API (Application Programming Interface): A standardized interface that allows software systems to communicate. In AI, APIs let your applications send prompts to a model and receive generated responses programmatically.

Chunking: The process of splitting large documents into smaller, overlapping segments before generating embeddings. Chunk size and overlap strategy directly affect retrieval quality in RAG systems.
Context Window: The maximum amount of text (measured in tokens) a model can process in a single request. Larger context windows allow more information but increase cost and latency.

Embeddings: Numerical representations (vectors) of text that capture semantic meaning. Similar concepts produce vectors that are close together, enabling machines to understand relationships between words, sentences, or documents.

Fine-Tuning: The process of further training a pre-trained model on a specific dataset to specialize its behavior for a particular domain or task, such as banking compliance language.
Foundation Model: A large AI model trained on broad data that can be adapted to many tasks. Examples include GPT-4, Claude, and Gemini. Banks evaluate these for capabilities, safety, and regulatory fit.

Guardrails: Safety mechanisms that constrain AI model outputs to prevent harmful, off-topic, or non-compliant responses. Critical in banking for regulatory adherence and brand safety.

Hallucination: When an AI model generates plausible-sounding but factually incorrect information. A critical risk in banking where inaccurate outputs could lead to regulatory violations or financial losses.

Inference: The process of running a trained model to generate predictions or outputs from new input data. Inference cost, latency, and throughput are key factors in enterprise AI deployment.

Large Language Model (LLM): A neural network trained on vast amounts of text data that can understand and generate human language. LLMs power chatbots, document analysis, code generation, and many enterprise AI applications.

Model Risk Management: The regulatory framework (OCC SR 11-7) governing how banks validate, monitor, and control AI models. Ensures models perform as expected and risks are identified and mitigated.

Orchestration Framework: Software that coordinates LLMs, tools, and data sources into complex workflows. Frameworks like LangChain and LangGraph manage prompt chains, memory, and tool calling for multi-step AI tasks.

Prompt Engineering: The practice of crafting effective instructions (prompts) to guide AI model behavior. Techniques include few-shot examples, chain-of-thought reasoning, and role-based system instructions.
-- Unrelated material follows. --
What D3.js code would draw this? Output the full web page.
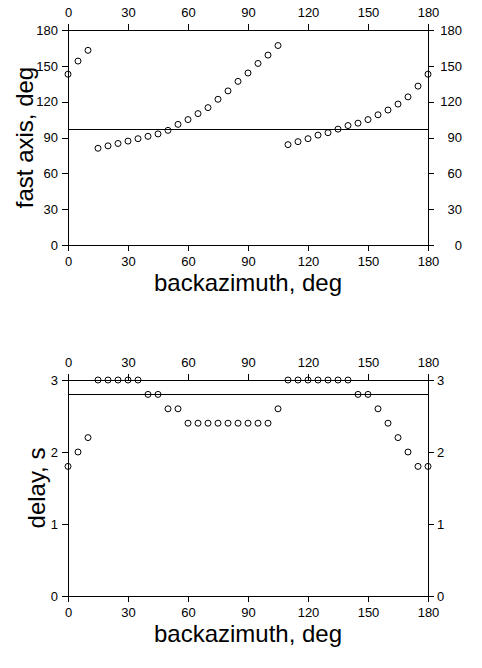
<!DOCTYPE html>
<html lang="en">
    <head>
        <meta charset="UTF-8">
        <title>Splitting parameters vs backazimuth</title>
        <script src="https://d3js.org/d3.v7.min.js"></script>
        <style>
            body{
                margin: 0;
                background-color: white;
            }
            svg{
                display: block;
                font-family: "Liberation Sans", Arial, sans-serif;
            }
            .tick text{
                font-size: 13px;
                fill: black;
            }
            .axis-title{
                font-size: 24px;
                fill: black;
            }
        </style>
    </head>
    <body>
        <svg></svg>
        <script>
            const backazimuth = [0, 5, 10, 15, 20, 25, 30, 35, 40, 45, 50, 55, 60, 65, 70, 75, 80, 85, 90,
                                 95, 100, 105, 110, 115, 120, 125, 130, 135, 140, 145, 150, 155, 160, 165, 170, 175, 180];
            const fastAxis = [143, 154, 163, 81, 83, 85, 87, 89, 91, 93, 96, 101, 105, 110, 115, 122, 129, 137, 144,
                              152, 159, 167, 84, 86.5, 89, 92, 94, 97, 100, 102, 105, 109, 113, 118, 124, 133, 143];
            const delay = [1.8, 2.0, 2.2, 3.0, 3.0, 3.0, 3.0, 3.0, 2.8, 2.8, 2.6, 2.6, 2.4, 2.4, 2.4, 2.4, 2.4, 2.4, 2.4,
                           2.4, 2.4, 2.6, 3.0, 3.0, 3.0, 3.0, 3.0, 3.0, 3.0, 2.8, 2.8, 2.6, 2.4, 2.2, 2.0, 1.8, 1.8];
            const fastAxisMean = 97;
            const delayMean = 2.8;

            const xTicks = [0, 30, 60, 90, 120, 150, 180];
            const fastTicks = [0, 30, 60, 90, 120, 150, 180];
            const delayTicks = [0, 1, 2, 3];

            const w = 482;
            const h = 668;
            const left = 68;
            const right = 428;

            const svg = d3.select("svg")
                          .attr("width", w)
                          .attr("height", h);

            const xScale = d3.scaleLinear()
                             .domain([0, 180])
                             .range([left, right]);

            function drawPanel(opts){
                const yScale = d3.scaleLinear()
                                 .domain(opts.domain)
                                 .range([opts.bottom, opts.top]);

                const g = svg.append("g");
                const fmt = d3.format("d");

                const xBottom = d3.axisBottom(xScale).tickValues(xTicks).tickFormat(fmt).tickSize(6).tickPadding(6);
                const xTop = d3.axisTop(xScale).tickValues(xTicks).tickFormat(fmt).tickSize(6).tickPadding(7);
                const yLeft = d3.axisLeft(yScale).tickValues(opts.ticks).tickFormat(fmt).tickSize(6).tickPadding(4);
                const yRight = d3.axisRight(yScale).tickValues(opts.ticks).tickFormat(fmt).tickSize(6).tickPadding(3);

                g.append("g")
                 .attr("transform", "translate(0," + opts.bottom + ")")
                 .call(xBottom);

                g.append("g")
                 .attr("transform", "translate(0," + opts.top + ")")
                 .call(xTop);

                g.append("g")
                 .attr("transform", "translate(" + left + ",0)")
                 .call(yLeft);

                const r = g.append("g")
                           .attr("transform", "translate(" + right + ",0)")
                           .call(yRight);

                if(opts.rightAlignEnd){
                    r.selectAll(".tick text")
                     .attr("text-anchor", "end")
                     .attr("x", 34);
                }

                g.selectAll(".tick line")
                 .attr("stroke", "black")
                 .attr("shape-rendering", "crispEdges");

                g.selectAll(".domain").remove();

                // frame
                g.append("rect")
                 .attr("x", left)
                 .attr("y", opts.top)
                 .attr("width", right - left)
                 .attr("height", opts.bottom - opts.top)
                 .attr("fill", "none")
                 .attr("stroke", "black")
                 .attr("shape-rendering", "crispEdges");

                // mean line
                g.append("line")
                 .attr("x1", xScale(0))
                 .attr("x2", xScale(180))
                 .attr("y1", yScale(opts.mean))
                 .attr("y2", yScale(opts.mean))
                 .attr("stroke", "black")
                 .attr("shape-rendering", "crispEdges");

                g.selectAll("circle")
                 .data(opts.values)
                 .enter()
                 .append("circle")
                 .attr("cx", (d, i) => xScale(backazimuth[i]))
                 .attr("cy", (d) => yScale(d))
                 .attr("r", 3)
                 .attr("fill", "none")
                 .attr("stroke", "black")
                 .attr("stroke-width", 1);

                g.append("text")
                 .attr("class", "axis-title")
                 .attr("x", (left + right) / 2)
                 .attr("y", opts.bottom + 46)
                 .attr("text-anchor", "middle")
                 .text("backazimuth, deg");

                g.append("text")
                 .attr("class", "axis-title")
                 .attr("transform", "translate(" + opts.yTitleX + "," + ((opts.top + opts.bottom) / 2) + ") rotate(-90)")
                 .attr("text-anchor", "middle")
                 .text(opts.yTitle);
            }

            drawPanel({
                top: 30,
                bottom: 245,
                domain: [0, 180],
                ticks: fastTicks,
                values: fastAxis,
                mean: fastAxisMean,
                yTitle: "fast axis, deg",
                yTitleX: 33,
                rightAlignEnd: true
            });

            drawPanel({
                top: 380,
                bottom: 596,
                domain: [0, 3],
                ticks: delayTicks,
                values: delay,
                mean: delayMean,
                yTitle: "delay, s",
                yTitleX: 45,
                rightAlignEnd: false
            });
        </script>
    </body>
</html>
Retrieval-Augmented Generation (RAG): A pattern that combines document retrieval with LLM generation. The system searches a knowledge base for relevant context, then feeds it to the model to produce grounded, accurate answers.

Semantic Search: Search that understands meaning rather than just matching keywords. Uses embeddings to find conceptually similar documents even when they use different terminology.
System Instructions: Persistent instructions provided to an LLM that define its role, behavior constraints, and output format. System instructions shape every response without being visible to end users.

Temperature: A parameter controlling the randomness of model outputs. Lower temperature (0.0-0.3) produces focused, deterministic responses; higher temperature (0.7-1.0) produces more creative, varied outputs.
Tokens: The basic units of text that LLMs process. A token is roughly 3/4 of an English word. Token counts determine cost, speed, and context window limits for every API call.
Transformer: The neural network architecture underlying modern LLMs. Transformers use self-attention mechanisms to process relationships between all parts of the input simultaneously, enabling powerful language understanding.

Vector Database: A specialized database optimized for storing and querying high-dimensional vectors (embeddings). Enables fast similarity search across millions of documents for RAG and recommendation systems.

Zero-Shot / Few-Shot Learning: The ability of LLMs to perform tasks with no examples (zero-shot) or just a few examples (few-shot) provided in the prompt, without requiring model retraining.